Worn spindle bearings increase both static and dynamic runout. Signs include:

• Increasing runout trend over weeks or months (measured during regular PM checks).
• Higher spindle noise or vibration at specific speeds.
• Poor surface finish that varies with spindle speed (worse at resonant frequencies).
• Action: Replace spindle bearings when TIR exceeds 0.005 mm at the gauge line. Cost: $5,000-$15,000 for a standard VMC spindle rebuild.

Turret or Tool Post Looseness

• On CNC lathes, turret clamping mechanisms (Hirth coupling, curvic coupling, or bolt-clamp) can wear and allow micro-movement during cutting.
• Test: Mount a test bar in the turret and push/pull with a dial indicator. Movement exceeding 0.005 mm indicates worn coupling teeth or loose clamping bolts.
• Action: Regrind or replace the Hirth/curvic coupling. Typical cost: $2,000-$8,000 depending on turret size.

Way and Ballscrew Backlash

• Excessive backlash (above 0.005 mm) in the X or Z axis causes dimensional errors during direction changes, visible as steps or lines on turned surfaces.
• Test: Use a laser interferometer or ballbar to measure backlash and positioning accuracy.
• Action: Adjust ballscrew preload, replace worn thrust bearings, or upgrade to linear scale closed-loop feedback.

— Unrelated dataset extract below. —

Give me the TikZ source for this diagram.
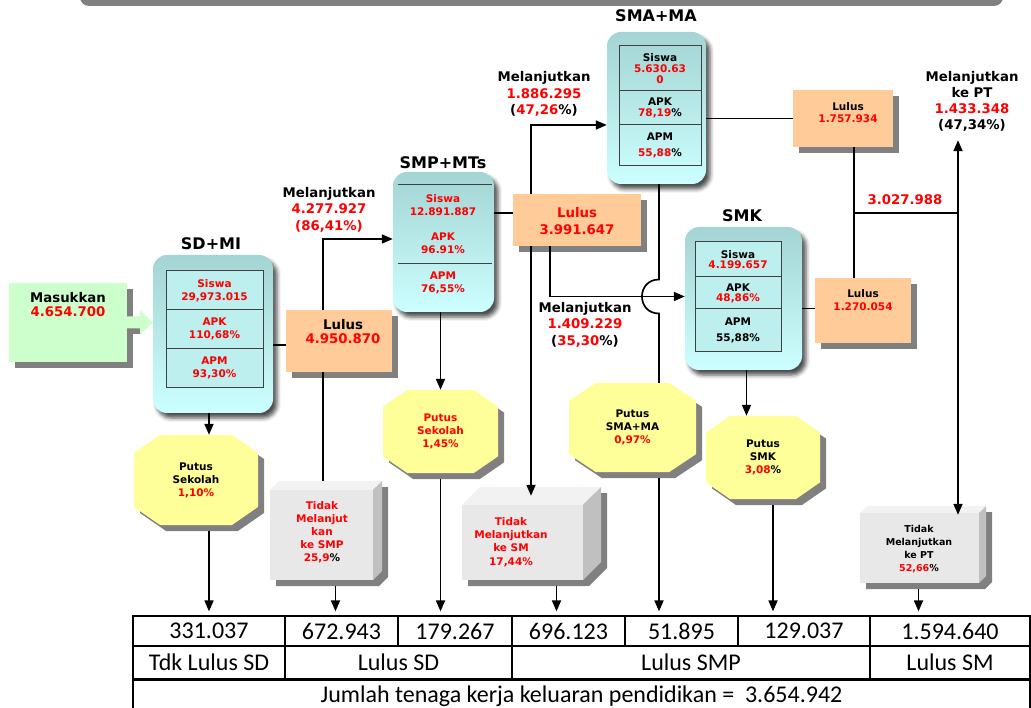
\documentclass[tikz,border=0pt]{standalone}
\usepackage{fontspec}
\setmainfont{DejaVu Sans}
\newfontfamily\tabfont{Carlito}
\usetikzlibrary{calc,shadows,shadows.blur,arrows.meta}
\definecolor{myred}{HTML}{FF0000}
\definecolor{peach}{HTML}{FFCC99}
\definecolor{lgreen}{HTML}{CCFFCC}
\definecolor{lyellow}{HTML}{FFFF99}
\definecolor{shadowgray}{HTML}{808080}
\definecolor{cyanlight}{HTML}{CCFFFF}
\definecolor{cyandark}{HTML}{A4D4D4}
\definecolor{cellfill}{HTML}{BDEFEF}
\definecolor{cellline}{HTML}{404040}
\definecolor{boxfront}{HTML}{E8E8E8}
\definecolor{boxtop}{HTML}{F2F2F2}
\definecolor{boxside}{HTML}{C0C0C0}
\newcommand\R[1]{\textcolor{myred}{#1}}
% octagon: name, cx, cy, half width, half height, fill, text
\newcommand\myocta[7]{%
  \foreach \s/\c in {6/shadowgray,0/#6}{%
    \fill[fill=\c] ({#2-0.58*#4+\s},{#3-#5+\s}) -- ({#2+0.58*#4+\s},{#3-#5+\s}) -- ({#2+#4+\s},{#3-0.6*#5+\s}) -- ({#2+#4+\s},{#3+0.6*#5+\s}) -- ({#2+0.58*#4+\s},{#3+#5+\s}) -- ({#2-0.58*#4+\s},{#3+#5+\s}) -- ({#2-#4+\s},{#3+0.6*#5+\s}) -- ({#2-#4+\s},{#3-0.6*#5+\s}) -- cycle;}
  \node[sml, minimum width=2*#4, minimum height=2*#5] (#1) at (#2,#3) {#7};}
% 3D box: name, x1, y1, x2, y2, depth
\newcommand\mycube[6]{%
  \fill[shadowgray] ({#2+6},{#3+6}) -- ({#2+#6+6},{#3-#6+6}) -- ({#4+#6+6},{#3-#6+6}) -- ({#4+#6+6},{#5-#6+6}) -- ({#4+6},{#5+6}) -- ({#2+6},{#5+6}) -- cycle;
  \fill[boxtop] (#2,#3) -- ({#2+#6},{#3-#6}) -- ({#4+#6},{#3-#6}) -- (#4,#3) -- cycle;
  \fill[boxside] (#4,#3) -- ({#4+#6},{#3-#6}) -- ({#4+#6},{#5-#6}) -- (#4,#5) -- cycle;
  \node[fill=boxfront, minimum width=#4-#2, minimum height=#5-#3, inner sep=0] (#1) at ({(#2+#4)/2},{(#3+#5)/2}) {};}
\begin{document}
\begin{tikzpicture}[x=1pt,y=-1pt,
  ln/.style={line width=1.7pt, draw=black},
  arr/.style={ln, -{Triangle[length=11pt,width=9pt]}},
  lbl/.style={font=\bfseries\fontsize{13.3}{16.5}\selectfont, align=center, inner sep=0},
  sml/.style={font=\bfseries\fontsize{10.5}{13}\selectfont, align=center, inner sep=0},
  ttl/.style={font=\bfseries\fontsize{16}{19}\selectfont, inner sep=0},
  rbox/.style={rounded corners=14pt, top color=cyandark, bottom color=cyanlight, inner sep=0,
    blur shadow={shadow xshift=4pt, shadow yshift=-5pt, shadow blur radius=4pt, shadow opacity=70}},
  cellb/.style={draw=cellline, line width=1pt, inner sep=0, sml},
  peachbox/.style={fill=peach, inner sep=0, drop shadow={shadow xshift=6pt, shadow yshift=-6pt, fill=shadowgray, opacity=1}},
  greenbox/.style={fill=lgreen, inner sep=0, drop shadow={shadow xshift=6pt, shadow yshift=-6pt, fill=shadowgray, opacity=1}},
  tcell/.style={draw=black, line width=1.2pt, inner sep=0, font=\tabfont\fontsize{24}{26}\selectfont}
]
\useasboundingbox (0,0) rectangle (1031,708);
% top bar
\fill[shadowgray, rounded corners=9pt] (80,-30) rectangle (1003,6);

% Masukkan
\node[greenbox, minimum width=118, minimum height=79] (mas) at (68,322.5) {};
\node[lbl, font=\bfseries\fontsize{13.3}{13.5}\selectfont] (mastext) at (68,304.5) {Masukkan\\\R{4.654.700}};

% SD+MI
\node[ttl] (sdmit) at (211,244) {SD+MI};
\node[rbox, minimum width=120, minimum height=158] (sdmi) at (213,334) {};
\node[cellb, fill=cellfill, minimum width=97, minimum height=38.7] (sd1) at (214.5,290.3) {\R{Siswa}\\\R{29,973.015}};
\node[cellb, fill=cellfill, minimum width=97, minimum height=38.7] (sd2) at (214.5,329) {\R{APK}\\\R{110,68\%}};
\node[cellb, fill=cellfill, minimum width=97, minimum height=38.7] (sd3) at (214.5,367.7) {\R{APM}\\\R{93,30\%}};

% green arrow
\fill[shadowgray] ($(mas.east)+(0,6)$) rectangle ($(mas.east)+(13,12)$);
\fill[lgreen] ($(mas.east)+(0,-6)$) -- ($(mas.east)+(13,-6)$) -- ($(mas.east)+(13,-12)$) -- (sdmi.west |- mas.east) -- ($(mas.east)+(13,12)$) -- ($(mas.east)+(13,6)$) -- ($(mas.east)+(0,6)$) -- cycle;

% SMP+MTs
\node[ttl] (smpt) at (443,163) {SMP+MTs};
\node[rbox, minimum width=101, minimum height=140] (smp) at (443.5,242) {};
\draw[line width=1.3pt, draw=cellline] ($(smp.north west)+(5,13)$) -- ($(smp.north east)+(-2,13)$);
\draw[line width=1.3pt, draw=cellline] ($(smp.north west)+(5,92)$) -- ($(smp.north east)+(-2,92)$);
\node[sml] (smp1) at (443,205) {\R{Siswa}\\\R{12.891.887}};
\node[sml] (smp2) at (443,243.5) {\R{APK}\\\R{96.91\%}};
\node[sml] (smp3) at (443,282.5) {\R{APM}\\\R{76,55\%}};

% SMA+MA
\node[ttl] (smat) at (656,16) {SMA+MA};
\node[rbox, minimum width=99, minimum height=152] (sma) at (656.5,108) {};
\node[cellb, minimum width=82, minimum height=45] (sa1) at (660,68.5) {Siswa\\[-2pt]\R{5.630.63}\\[-2pt]\R{0}};
\node[cellb, minimum width=82, minimum height=34] (sa2) at (660,108) {APK\\[-2pt]\R{78,19}\%};
\node[cellb, minimum width=82, minimum height=41] (sa3) at (660,145.5) {APM\\[3pt]\R{55,88}\%};

% SMK
\node[ttl] (smkt) at (742,216) {SMK};
\node[rbox, minimum width=117, minimum height=143] (smk) at (743.5,298.5) {};
\node[cellb, fill=cellfill, minimum width=86, minimum height=35] (sk1) at (738,259.5) {Siswa\\[-3pt]\R{4.199.657}};
\node[cellb, fill=cellfill, minimum width=86, minimum height=32] (sk2) at (738,293) {APK\\[-3pt]\R{48,86\%}};
\node[cellb, fill=cellfill, minimum width=86, minimum height=43] (sk3) at (738,330.5) {APM\\[3pt]55,88\%};

% Lulus boxes
\node[peachbox, minimum width=106, minimum height=62] (l1) at (339,341) {};
\node[lbl, font=\bfseries\fontsize{13.3}{14}\selectfont] (l1t) at (343,332) {Lulus\\\R{4.950.870}};
\node[peachbox, minimum width=128, minimum height=52] (l2) at (577,220) {};
\node[lbl] (l2t) at (577,221) {\R{Lulus}\\\R{3.991.647}};
\node[peachbox, minimum width=100, minimum height=57] (l3) at (843,118.5) {};
\node[sml, font=\bfseries\fontsize{10.5}{12}\selectfont] (l3t) at (848,113) {Lulus\\\R{1.757.934}};
\node[peachbox, minimum width=96, minimum height=65] (l4) at (863,310.5) {};
\node[sml] (l4t) at (863,300.5) {Lulus\\\R{1.270.054}};

% octagons
\myocta{o1}{196}{480}{62}{45}{lyellow}{Putus\\Sekolah\\\R{1,10\%}}
\myocta{o2}{440.5}{431.5}{57.5}{41.5}{lyellow}{\R{Putus}\\\R{Sekolah}\\\R{1,45\%}}
\myocta{o3}{632.5}{427.5}{63.5}{44.5}{lyellow}{Putus\\SMA+MA\\\R{0,97\%}}
\myocta{o4}{763}{457.5}{57}{41.5}{lyellow}{Putus\\SMK\\\R{3,08}\%}

% 3D boxes
\mycube{b1}{270}{490}{373}{580}{9}
\node[sml] (b1t) at (322,532) {\R{Tidak}\\\R{Melanjut}\\\R{kan}\\\R{ke SMP}\\\R{25,9}\%};
\mycube{b2}{462}{505}{583}{580}{18}
\node[sml, font=\bfseries\fontsize{10.5}{13.3}\selectfont] (b2t) at (511,542) {\R{Tidak}\\\R{Melanjutkan}\\\R{ke SM}\\\R{17,44\%}};
\mycube{b3}{860}{513}{979}{583}{7}
\node[sml, font=\bfseries\fontsize{9.5}{13}\selectfont] (b3t) at (919,549.5) {Tidak\\Melanjutkan\\ke PT\\\R{52,66}\%};

% labels
\node[lbl] (m1) at (329,209.5) {Melanjutkan\\\R{4.277.927}\\\R{(86,41\%)}};
\node[lbl] (m2) at (544,94) {Melanjutkan\\\R{1.886.295}\\(\R{47,26}\%)};
\node[lbl] (m3) at (585,324.5) {Melanjutkan\\\R{1.409.229}\\(\R{35,30}\%)};
\node[lbl, font=\bfseries\fontsize{13.3}{16}\selectfont] (m4) at (972,101) {Melanjutkan\\ke PT\\\R{1.433.348}\\(47,34\%)};
\node[lbl] (tot) at (905,200) {\R{3.027.988}};

% table
\node[tcell, minimum width=152, minimum height=30] (c1) at (209,631) {331.037};
\node[tcell, minimum width=113, minimum height=30] (c2) at (341.5,631) {672.943};
\node[tcell, minimum width=114, minimum height=30] (c3) at (455,631) {179.267};
\node[tcell, minimum width=113, minimum height=30] (c4) at (568.5,631) {696.123};
\node[tcell, minimum width=113, minimum height=30] (c5) at (681.5,631) {51.895};
\node[tcell, minimum width=132, minimum height=30] (c6) at (804,631) {129.037};
\node[tcell, minimum width=160, minimum height=30] (c7) at (950,631) {1.594.640};
\node[tcell, minimum width=152, minimum height=33] (d1) at (209,662.5) {Tdk Lulus SD};
\node[tcell, minimum width=227, minimum height=33] (d2) at (398.5,662.5) {Lulus SD};
\node[tcell, minimum width=358, minimum height=33] (d3) at (691,662.5) {Lulus SMP};
\node[tcell, minimum width=160, minimum height=33] (d4) at (950,662.5) {Lulus SM};
\node[tcell, minimum width=897, minimum height=34] (e1) at (581.5,696) {Jumlah tenaga kerja keluaran pendidikan = \ 3.654.942};
\draw[line width=2.4pt] (d1.south west) -- (d4.south east);

% connectors
\draw[ln] ($(sdmi.east |- l1.west)+(0,4)$) -- ($(l1.west)+(0,4)$);
\draw[arr] ($(l1.north)+(-16,0)$) |- ($(smp.west)+(0,-3)$);
\draw[ln] ($(l1.south)+(-16,0)$) -- ($(b1.north -| l1.south)+(-16,-9)$);
\draw[arr] (sdmi.south -| c1.north) -- (o1.north -| c1.north);
\draw[arr] ($(o1.south -| c1.north)+(0,6)$) -- ($(c1.north)+(0,-4)$);
\draw[arr] ($(b1.south)+(14,6)$) -- ($(c2.north -| b1.south)+(14,-4)$);
\draw[arr] (smp.south -| o2.north) -- (o2.north);
\draw[arr] ($(o2.south)+(0,6)$) -- ($(c3.north -| o2.south)+(0,-4)$);
\draw[ln] ($(smp.east |- l2.west)+(0,-7)$) -- ($(l2.west)+(0,-7)$);
\draw[arr] ($(l2.north)+(-46,0)$) |- ($(sma.west)+(0,17)$);
\draw[arr] ($(l2.south)+(-46,0)$) -- ($(b2.north -| l2.south)+(-46,-9)$);
\draw[arr] ($(b2.south)+(34,6)$) -- ($(c4.north -| b2.south)+(34,-4)$);
\coordinate (jx) at ($(sma.south |- smk.west)+(2.5,-2)$);
\draw[arr] ($(l2.south)+(-27,0)$) |- ($(smk.west)+(0,-2)$);
\draw[ln] ($(sma.south)+(2.5,0)$) -- ($(jx)+(0,-17)$) .. controls +(-22.7,0) and +(-22.7,0) .. ($(jx)+(0,17)$) -- (o3.north -| jx);
\draw[arr] ($(o3.south -| jx)+(0,6)$) -- ($(c5.north -| jx)+(0,-4)$);
\draw[ln] (sma.east |- l3.west) -- (l3.west);
\draw[ln] ($(smk.east |- l4.west)+(0,-2)$) -- ($(l4.west)+(0,-2)$);
\coordinate (j1) at (854,213);
\coordinate (j2) at (958,213);
\draw[ln] (l3.south -| j1) -- (l4.north -| j1);
\draw[ln] (j1) -- (j2);
\draw[arr] (j2) -- ($(j2 |- m4.south)+(0,9)$);
\draw[arr] (j2) -- ($(j2 |- b3.north)+(0,2)$);
\draw[arr] ($(smk.south)+(3,0)$) -- ($(o4.north -| smk.south)+(3,0)$);
\draw[arr] ($(o4.south)+(10,6)$) -- ($(c6.north -| o4.south)+(10,-4)$);
\draw[arr] ($(b3.south)+(-1,6)$) -- ($(c7.north -| b3.south)+(-1,-4)$);
\end{tikzpicture}
\end{document}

Process Verification After Tool Change

Establish a standard procedure for every insert change:

1. Clean the pocket thoroughly with air and brush.
2. Inspect the seat and clamp for damage.
3. Install the new insert and torque the clamp screw.
4. Verify tool offset (X and Z for turning; length and diameter for milling) by probing or test cut.
5. Run a single part and measure surface finish and dimensions.
6. If finish is out of spec, check runout before changing parameters or replacing the insert.

Conclusion

Poor surface finish after a tool change is almost never caused by the insert itself. The root causes are insert seating errors, tool holder runout, machine condition issues, or incorrect insert geometry selection. By implementing a disciplined tool change procedure that includes pocket cleaning, torque verification, runout measurement, and first-part inspection, shops can eliminate the majority of surface finish problems and reduce scrap rates by 60-80%. The investment in precision tool holders (shrink-fit or hydraulic) and regular machine condition monitoring pays for itself within weeks through reduced scrap and rework.